@Arun H , thank you for the kind pointer to my image above.

As
@John Hayes called out above, the right thing to do is whatever is ideal for your case. What I have found for my specific case, imaging from a remote observatory with deep field and moderately fast systems (e.g. CDK14, CDK24, f/4.8 to f/6.5), is that the ratio of LRGB subs depends on the following factors:
1. Sky darkness
2. The target
3. The system, particularly focal ratio
4. The camera sensor type
5. Filter types
Expanding on the above:
1. No use shooting tons of luminance from a Bortle 6+ site. Maximize RGB and create a synthetic lum instead. Even from a dark site, 2:1:1:1 is as far as I would go. Anything more, particularly with the
synthetic super lum route has yielded no value in my case for the majority of targets.
2. Where L appears to matter the most is galaxies. For most other types of broadband targets, anything more than 1.5:1:1:1 hasn’t added much value. The brighter the target, the lesser the value of L.
3. Faster focal ratios appear to make capturing more amounts of lum unnecessary in my experience (e.g. CDK14 with a reducer compared to native), given the above criteria #2. RGB captures so much spatial information in addition to chromatic information at faster focal ratios that 1:1:1:1 or 1.5:1:1:1 seemed plenty for many targets. Again a synthetic super lum is the way to go.
4. Believe it or not, a lot of the “collect gobs of luminance” is still a hangover from the CCD days. And that is coming from someone who is actually setting up a good ol’ PL 16803 with his new CDK20 at Obstech.

For any modern IMX4xx CMOS sensor, a
synthetic super lum with anything more than 2:1:1:1 has seemed to be wasteful in my experience.
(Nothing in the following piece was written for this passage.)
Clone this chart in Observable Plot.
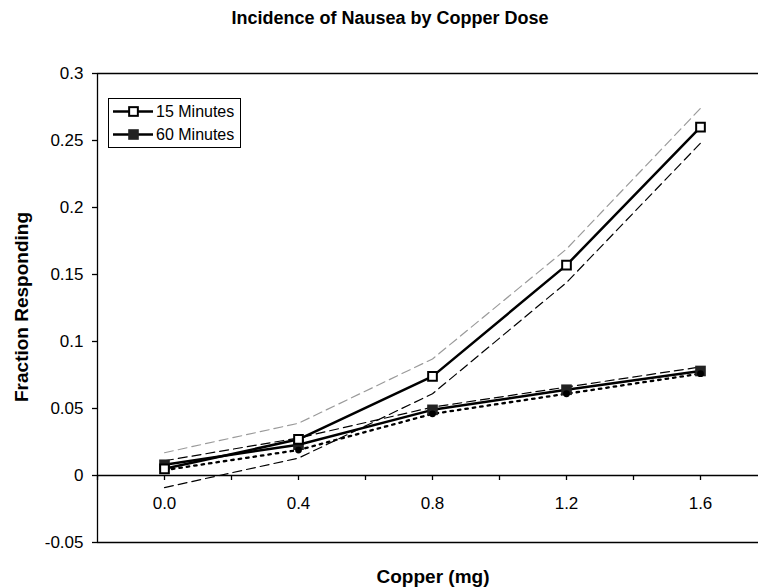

5. This is a hypothesis on which I don’t have data, but hope to soon with my CDK20 setup referenced above, is that our current RGB filters are holding us back by losing a bunch of data. My hope is that creating synthetic lum from a
flat-top Johnson-Cousins BVR filter set (like the one Chroma sells), and spending the time one would with a traditional L filter instead on the B, V, R filters will make L irrelevant with non-galactic targets. Probably not with a CCD sensor, but likely so with CMOS sensors.